## Short task:
Word for word, print each line of the listing below; pictures stay out.

## Source material:
— begin —
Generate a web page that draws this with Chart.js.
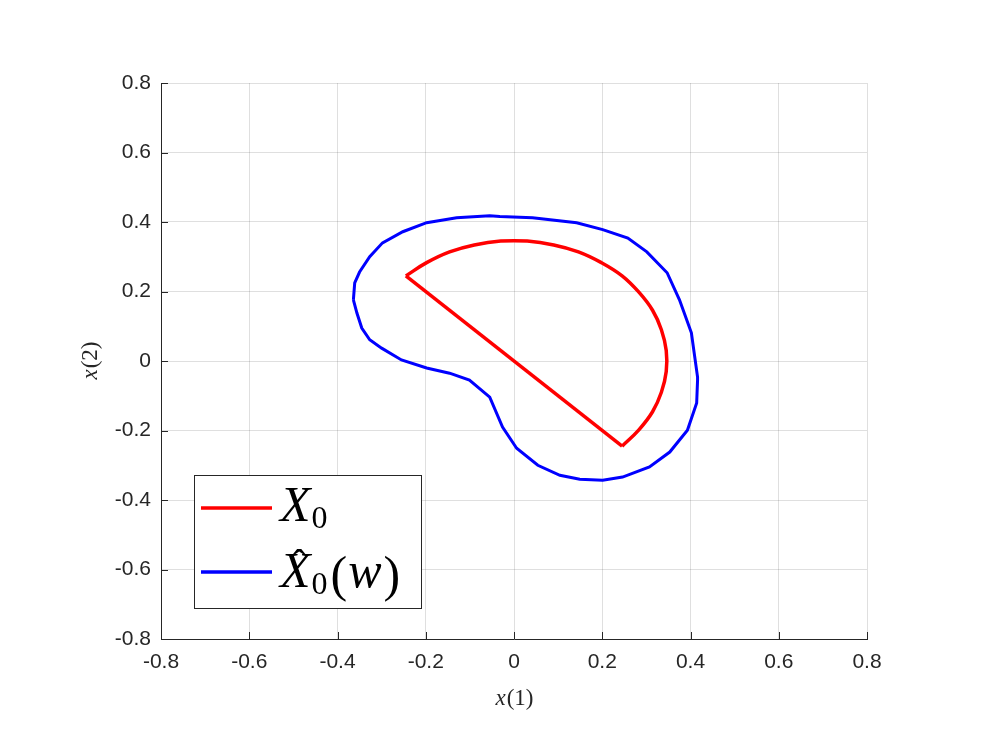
<!DOCTYPE html>
<html>
<head>
<meta charset="utf-8">
<script src="https://cdn.jsdelivr.net/npm/chart.js@4"></script>
<style>
  html, body { margin: 0; padding: 0; background: #fff; }
</style>
</head>
<body>
<canvas id="chart" width="997" height="747"></canvas>
<script>
// axis ticks (same on both axes)
const tickValues = [-0.8, -0.6, -0.4, -0.2, 0, 0.2, 0.4, 0.6, 0.8];
const tickLabels = ["-0.8", "-0.6", "-0.4", "-0.2", "0", "0.2", "0.4", "0.6", "0.8"];

// X_0 : half disc, arc part
const arcX = [-0.245, -0.198, -0.146, -0.090, -0.030, 0.030, 0.090, 0.146, 0.198, 0.245,
  0.283, 0.314, 0.334, 0.345, 0.345, 0.334, 0.314, 0.283, 0.245];
const arcY = [0.245, 0.283, 0.314, 0.334, 0.345, 0.345, 0.334, 0.314, 0.283, 0.245,
  0.198, 0.146, 0.090, 0.030, -0.030, -0.090, -0.146, -0.198, -0.245];
// X_0 : straight diameter
const diamX = [0.245, -0.245];
const diamY = [-0.245, 0.245];

// X_0 hat (w) : outer polygon
const hatX = [-0.364, -0.361, -0.350, -0.327, -0.298, -0.252, -0.198, -0.130, -0.055, -0.032,
  0.042, 0.142, 0.201, 0.258, 0.301, 0.347, 0.375, 0.402, 0.416, 0.416,
  0.414, 0.393, 0.353, 0.307, 0.246, 0.201, 0.149, 0.104, 0.054, 0.006,
  -0.026, -0.055, -0.101, -0.146, -0.198, -0.255, -0.300, -0.327, -0.345, -0.356, -0.364];
const hatY = [0.176, 0.225, 0.256, 0.300, 0.340, 0.372, 0.398, 0.412, 0.418, 0.416,
  0.412, 0.398, 0.378, 0.354, 0.314, 0.254, 0.176, 0.081, -0.046, -0.055,
  -0.121, -0.199, -0.262, -0.305, -0.334, -0.343, -0.340, -0.329, -0.300, -0.251,
  -0.190, -0.104, -0.055, -0.035, -0.020, 0.003, 0.037, 0.061, 0.095, 0.138, 0.176];

const toPts = (xs, ys) => xs.map((x, i) => ({ x: x, y: ys[i] }));

const axisColor = "#262626";
const serif = "'Liberation Serif', 'DejaVu Serif', serif";

// draws inward ticks, axis labels and the legend box
const extras = {
  id: "extras",
  afterDraw(chart) {
    const ctx = chart.ctx;
    const xs = chart.scales.x, ys = chart.scales.y;
    const area = chart.chartArea;
    ctx.save();
    ctx.strokeStyle = axisColor;
    ctx.lineWidth = 1;
    tickValues.forEach((v) => {
      const px = Math.round(xs.getPixelForValue(v)) + 0.5;
      const py = Math.round(ys.getPixelForValue(v)) + 0.5;
      ctx.beginPath();
      ctx.moveTo(px, area.bottom);
      ctx.lineTo(px, area.bottom - 7);
      ctx.moveTo(area.left, py);
      ctx.lineTo(area.left + 7, py);
      ctx.stroke();
    });

    // axis labels x(1), x(2)
    ctx.fillStyle = axisColor;
    ctx.textBaseline = "alphabetic";
    const drawLabel = (cx, cy, num) => {
      ctx.font = "italic 23px " + serif;
      const w1 = ctx.measureText("x").width;
      ctx.font = "23px " + serif;
      const w2 = ctx.measureText("(" + num + ")").width;
      let x = cx - (w1 + w2) / 2;
      ctx.font = "italic 23px " + serif;
      ctx.fillText("x", x, cy);
      ctx.font = "23px " + serif;
      ctx.fillText("(" + num + ")", x + w1 + 1, cy);
    };
    drawLabel((area.left + area.right) / 2, 705, "1");
    ctx.save();
    ctx.translate(97, (area.top + area.bottom) / 2);
    ctx.rotate(-Math.PI / 2);
    drawLabel(0, 0, "2");
    ctx.restore();

    // legend
    const lx = 194, ly = 475, lw = 227, lh = 133;
    ctx.fillStyle = "#fff";
    ctx.fillRect(lx, ly, lw, lh);
    ctx.strokeStyle = axisColor;
    ctx.strokeRect(lx + 0.5, ly + 0.5, lw, lh);
    const rows = [
      { color: "#ff0000", y: 508, base: 521, hat: false },
      { color: "#0000ff", y: 572, base: 587, hat: true }
    ];
    rows.forEach((r) => {
      ctx.strokeStyle = r.color;
      ctx.lineWidth = 3.5;
      ctx.beginPath();
      ctx.moveTo(201, r.y);
      ctx.lineTo(272, r.y);
      ctx.stroke();
      ctx.fillStyle = "#000";
      let x = 280;
      ctx.font = "italic 50px " + serif;
      ctx.fillText("X", x, r.base);
      const wX = ctx.measureText("X").width;
      if (r.hat) {
        ctx.font = "40px " + serif;
        ctx.textAlign = "center";
        ctx.fillText("\u02C6", x + wX / 2 + 4, r.base - 10);
        ctx.textAlign = "left";
      }
      x += wX + 1;
      ctx.font = "32px " + serif;
      ctx.fillText("0", x, r.base + 7);
      x += ctx.measureText("0").width + 3;
      if (r.hat) {
        ctx.font = "50px " + serif;
        ctx.fillText("(", x, r.base + 4);
        x += ctx.measureText("(").width + 1;
        ctx.font = "italic 50px " + serif;
        ctx.fillText("w", x, r.base);
        x += ctx.measureText("w").width + 2;
        ctx.font = "50px " + serif;
        ctx.fillText(")", x, r.base + 4);
      }
    });
    ctx.restore();
  }
};

const axisOptions = (pad) => ({
  type: "linear",
  min: -0.8,
  max: 0.8,
  afterBuildTicks: (scale) => {
    scale.ticks = tickValues.map((v) => ({ value: v }));
  },
  ticks: {
    padding: pad,
    color: axisColor,
    font: { family: "'Liberation Sans', Arial, sans-serif", size: 21 },
    callback: (value, index) => tickLabels[index]
  },
  grid: {
    color: "rgba(38,38,38,0.15)",
    drawTicks: false
  },
  border: { display: true, color: axisColor, width: 1 }
});

const xAxis = axisOptions(11);
xAxis.afterFit = (scale) => { scale.height = 108; };
const yAxis = axisOptions(10);
yAxis.afterFit = (scale) => { scale.width = 161; };

new Chart(document.getElementById("chart"), {
  type: "scatter",
  data: {
    datasets: [
      {
        label: "X0",
        data: toPts(arcX, arcY),
        showLine: true,
        borderColor: "#ff0000",
        borderWidth: 3.5,
        pointRadius: 0,
        tension: 0.4
      },
      {
        label: "X0 diameter",
        data: toPts(diamX, diamY),
        showLine: true,
        borderColor: "#ff0000",
        borderWidth: 3.5,
        pointRadius: 0,
        tension: 0
      },
      {
        label: "X0hat(w)",
        data: toPts(hatX, hatY),
        showLine: true,
        borderColor: "#0000ff",
        borderWidth: 3,
        pointRadius: 0,
        tension: 0
      }
    ]
  },
  options: {
    responsive: false,
    animation: false,
    layout: { padding: { left: 0, top: 83, right: 130, bottom: 0 } },
    plugins: {
      legend: { display: false },
      tooltip: { enabled: false }
    },
    scales: { x: xAxis, y: yAxis }
  },
  plugins: [extras]
});
</script>
</body>
</html>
— end —
## Task result:
Generate a web page that draws this with Chart.js.
<!DOCTYPE html>
<html>
<head>
<meta charset="utf-8">
<script src="https://cdn.jsdelivr.net/npm/chart.js@4"></script>
<style>
  html, body { margin: 0; padding: 0; background: #fff; }
</style>
</head>
<body>
<canvas id="chart" width="997" height="747"></canvas>
<script>
// axis ticks (same on both axes)
const tickValues = [-0.8, -0.6, -0.4, -0.2, 0, 0.2, 0.4, 0.6, 0.8];
const tickLabels = ["-0.8", "-0.6", "-0.4", "-0.2", "0", "0.2", "0.4", "0.6", "0.8"];

// X_0 : half disc, arc part
const arcX = [-0.245, -0.198, -0.146, -0.090, -0.030, 0.030, 0.090, 0.146, 0.198, 0.245,
  0.283, 0.314, 0.334, 0.345, 0.345, 0.334, 0.314, 0.283, 0.245];
const arcY = [0.245, 0.283, 0.314, 0.334, 0.345, 0.345, 0.334, 0.314, 0.283, 0.245,
  0.198, 0.146, 0.090, 0.030, -0.030, -0.090, -0.146, -0.198, -0.245];
// X_0 : straight diameter
const diamX = [0.245, -0.245];
const diamY = [-0.245, 0.245];

// X_0 hat (w) : outer polygon
const hatX = [-0.364, -0.361, -0.350, -0.327, -0.298, -0.252, -0.198, -0.130, -0.055, -0.032,
  0.042, 0.142, 0.201, 0.258, 0.301, 0.347, 0.375, 0.402, 0.416, 0.416,
  0.414, 0.393, 0.353, 0.307, 0.246, 0.201, 0.149, 0.104, 0.054, 0.006,
  -0.026, -0.055, -0.101, -0.146, -0.198, -0.255, -0.300, -0.327, -0.345, -0.356, -0.364];
const hatY = [0.176, 0.225, 0.256, 0.300, 0.340, 0.372, 0.398, 0.412, 0.418, 0.416,
  0.412, 0.398, 0.378, 0.354, 0.314, 0.254, 0.176, 0.081, -0.046, -0.055,
  -0.121, -0.199, -0.262, -0.305, -0.334, -0.343, -0.340, -0.329, -0.300, -0.251,
  -0.190, -0.104, -0.055, -0.035, -0.020, 0.003, 0.037, 0.061, 0.095, 0.138, 0.176];

const toPts = (xs, ys) => xs.map((x, i) => ({ x: x, y: ys[i] }));

const axisColor = "#262626";
const serif = "'Liberation Serif', 'DejaVu Serif', serif";

// draws inward ticks, axis labels and the legend box
const extras = {
  id: "extras",
  afterDraw(chart) {
    const ctx = chart.ctx;
    const xs = chart.scales.x, ys = chart.scales.y;
    const area = chart.chartArea;
    ctx.save();
    ctx.strokeStyle = axisColor;
    ctx.lineWidth = 1;
    tickValues.forEach((v) => {
      const px = Math.round(xs.getPixelForValue(v)) + 0.5;
      const py = Math.round(ys.getPixelForValue(v)) + 0.5;
      ctx.beginPath();
      ctx.moveTo(px, area.bottom);
      ctx.lineTo(px, area.bottom - 7);
      ctx.moveTo(area.left, py);
      ctx.lineTo(area.left + 7, py);
      ctx.stroke();
    });

    // axis labels x(1), x(2)
    ctx.fillStyle = axisColor;
    ctx.textBaseline = "alphabetic";
    const drawLabel = (cx, cy, num) => {
      ctx.font = "italic 23px " + serif;
      const w1 = ctx.measureText("x").width;
      ctx.font = "23px " + serif;
      const w2 = ctx.measureText("(" + num + ")").width;
      let x = cx - (w1 + w2) / 2;
      ctx.font = "italic 23px " + serif;
      ctx.fillText("x", x, cy);
      ctx.font = "23px " + serif;
      ctx.fillText("(" + num + ")", x + w1 + 1, cy);
    };
    drawLabel((area.left + area.right) / 2, 705, "1");
    ctx.save();
    ctx.translate(97, (area.top + area.bottom) / 2);
    ctx.rotate(-Math.PI / 2);
    drawLabel(0, 0, "2");
    ctx.restore();

    // legend
    const lx = 194, ly = 475, lw = 227, lh = 133;
    ctx.fillStyle = "#fff";
    ctx.fillRect(lx, ly, lw, lh);
    ctx.strokeStyle = axisColor;
    ctx.strokeRect(lx + 0.5, ly + 0.5, lw, lh);
    const rows = [
      { color: "#ff0000", y: 508, base: 521, hat: false },
      { color: "#0000ff", y: 572, base: 587, hat: true }
    ];
    rows.forEach((r) => {
      ctx.strokeStyle = r.color;
      ctx.lineWidth = 3.5;
      ctx.beginPath();
      ctx.moveTo(201, r.y);
      ctx.lineTo(272, r.y);
      ctx.stroke();
      ctx.fillStyle = "#000";
      let x = 280;
      ctx.font = "italic 50px " + serif;
      ctx.fillText("X", x, r.base);
      const wX = ctx.measureText("X").width;
      if (r.hat) {
        ctx.font = "40px " + serif;
        ctx.textAlign = "center";
        ctx.fillText("\u02C6", x + wX / 2 + 4, r.base - 10);
        ctx.textAlign = "left";
      }
      x += wX + 1;
      ctx.font = "32px " + serif;
      ctx.fillText("0", x, r.base + 7);
      x += ctx.measureText("0").width + 3;
      if (r.hat) {
        ctx.font = "50px " + serif;
        ctx.fillText("(", x, r.base + 4);
        x += ctx.measureText("(").width + 1;
        ctx.font = "italic 50px " + serif;
        ctx.fillText("w", x, r.base);
        x += ctx.measureText("w").width + 2;
        ctx.font = "50px " + serif;
        ctx.fillText(")", x, r.base + 4);
      }
    });
    ctx.restore();
  }
};

const axisOptions = (pad) => ({
  type: "linear",
  min: -0.8,
  max: 0.8,
  afterBuildTicks: (scale) => {
    scale.ticks = tickValues.map((v) => ({ value: v }));
  },
  ticks: {
    padding: pad,
    color: axisColor,
    font: { family: "'Liberation Sans', Arial, sans-serif", size: 21 },
    callback: (value, index) => tickLabels[index]
  },
  grid: {
    color: "rgba(38,38,38,0.15)",
    drawTicks: false
  },
  border: { display: true, color: axisColor, width: 1 }
});

const xAxis = axisOptions(11);
xAxis.afterFit = (scale) => { scale.height = 108; };
const yAxis = axisOptions(10);
yAxis.afterFit = (scale) => { scale.width = 161; };

new Chart(document.getElementById("chart"), {
  type: "scatter",
  data: {
    datasets: [
      {
        label: "X0",
        data: toPts(arcX, arcY),
        showLine: true,
        borderColor: "#ff0000",
        borderWidth: 3.5,
        pointRadius: 0,
        tension: 0.4
      },
      {
        label: "X0 diameter",
        data: toPts(diamX, diamY),
        showLine: true,
        borderColor: "#ff0000",
        borderWidth: 3.5,
        pointRadius: 0,
        tension: 0
      },
      {
        label: "X0hat(w)",
        data: toPts(hatX, hatY),
        showLine: true,
        borderColor: "#0000ff",
        borderWidth: 3,
        pointRadius: 0,
        tension: 0
      }
    ]
  },
  options: {
    responsive: false,
    animation: false,
    layout: { padding: { left: 0, top: 83, right: 130, bottom: 0 } },
    plugins: {
      legend: { display: false },
      tooltip: { enabled: false }
    },
    scales: { x: xAxis, y: yAxis }
  },
  plugins: [extras]
});
</script>
</body>
</html>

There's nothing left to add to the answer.